5 Tips For Acing The LSAT


Once you think you’ve escaped the power of standardized testing, they pull you back in. Making the transition from undergraduate to graduate school means more testing to gauge your intelligence and ability, and the LSAT is the test to end all tests for wannabe lawyers. A great score can mean a ticket to a top-tier law school and a future partnership. A bad score can mean a lifetime of chewing bonbons and wistfully watching reruns of “Matlock” on afternoon TV. Here’s how to make sure that you end up in the first group.

1. Relax- Oxygen is your friend, it helps your brain work. If you stop breathing you stop thinking, so freezing up with stress is not going to help at all. Start with a good night’s sleep, then stretch well as soon as you get up in the morning. Once you’re in the test, make sure to take deep breaths whenever you feel yourself tensing up, and stretch your arms occasionally to prevent cramping.

Along these same lines, try to avoid too much caffeine! One cup of coffee might help you rev your engine in the morning and get ready, but more than that is going to leave you nervous and unfocused once all of that caffeine starts to settle mid-exam. Start with a cup of joe, then switch over to juice or water.

2. Guess- Unlike the SATs, the LSATS have no point reductions or penalties for incorrect answers, only correct answers affect the final scoring. That means it’s time to switch mental gears and to start guessing. Any standardized test usually has one or two multiple-choice options that are simply untenable, so cross those out first. Then eliminate any further options possible, then cross you fingers and go with your gut. At this point you’ll have a 50-50 shot, so the numbers are on your side.

3. Let Them Go – Once you answer a question, suck it up and move along. Once you’re stumped on a question, suck it up and move along. Once a full minute or two has passed on the clock, suck it up and move along. See a pattern developing here? The LSAT is a test of time-management and momentum, so if you freeze up on a question you’re dead in the water. That’s not to say that one bad answer will kill you, it’s more a question of inertia. Just stay limber and mobile and you’ll be fine…

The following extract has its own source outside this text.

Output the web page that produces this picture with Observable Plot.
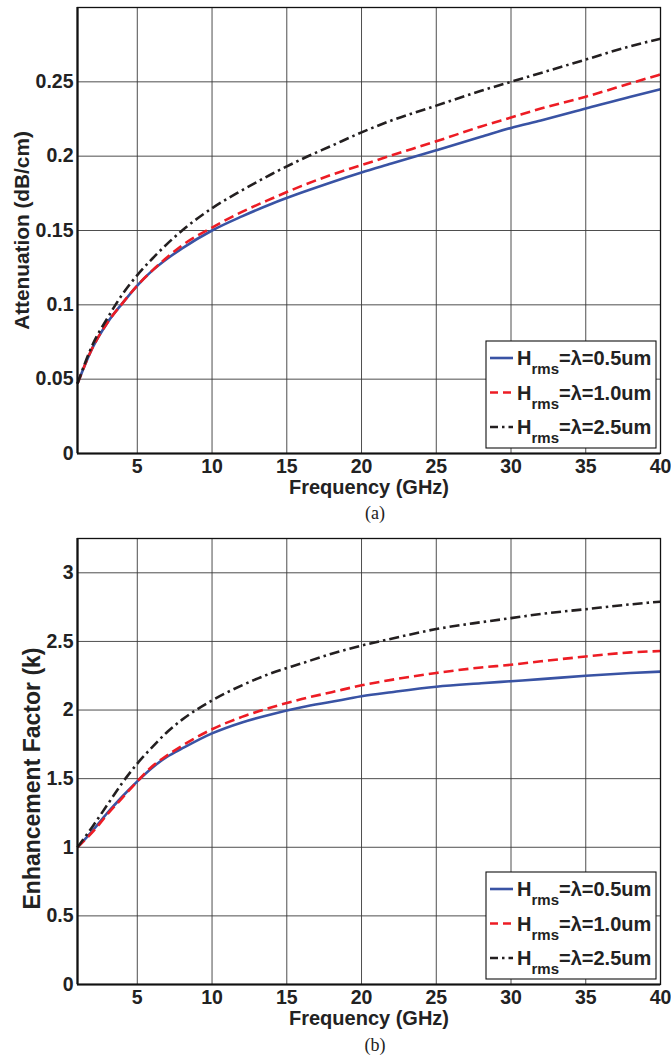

Along these same lines, research educational research has indicated that students who change their answers on a multiple-choice examination more often change the answer from right to wrong than wrong to right. What’s that mean for you the tester? Keep it simple stupid, and don’t start second guessing your answers or you’ll drive yourself crazy.

4. Play Games- All of the review courses in the world aren’t going to prepare for the full in-your-face challenge of the reasoning problems. But fear not intrepid Epinionator, there is still hope for you. My secret to effective and hardcore LSAT training? Those cheesy puzzle books you see in grocery stores and magazine racks, the ones marked Logic Problems.

These puzzles, all based upon collating and interpreting a situation from a set of clues(Who has a red car? Who drinks hot cocoa?), are an accurate simulation of what the LSAT problems are going to look like. To properly solve the puzzle you need to understand the mechanics of the game, from reading between the lines(If the stop light isn’t red or yellow than it must be green) to creating helpful sketches to help you plot out your ideas. All of this can be learned by playing around with a good puzzle book that has a descriptive answer key, Games Magazine for instance.

5. Study Logic- Not to brag, but I’m great at standardized testing. Can’t throw a football worth a damn, but I can tear through Scantron like a hot knife through butter. Take it from me, you will not make it through the logic section of this test without studying. The questions all circulate around semantics and logical fallacies, things that are common sense but for which you may not know the name. A one-day study session with any of the LSAT books, I preferred Kaplans, will give you all of the necessary vocabulary and concepts to ace what is a really easy section of the test.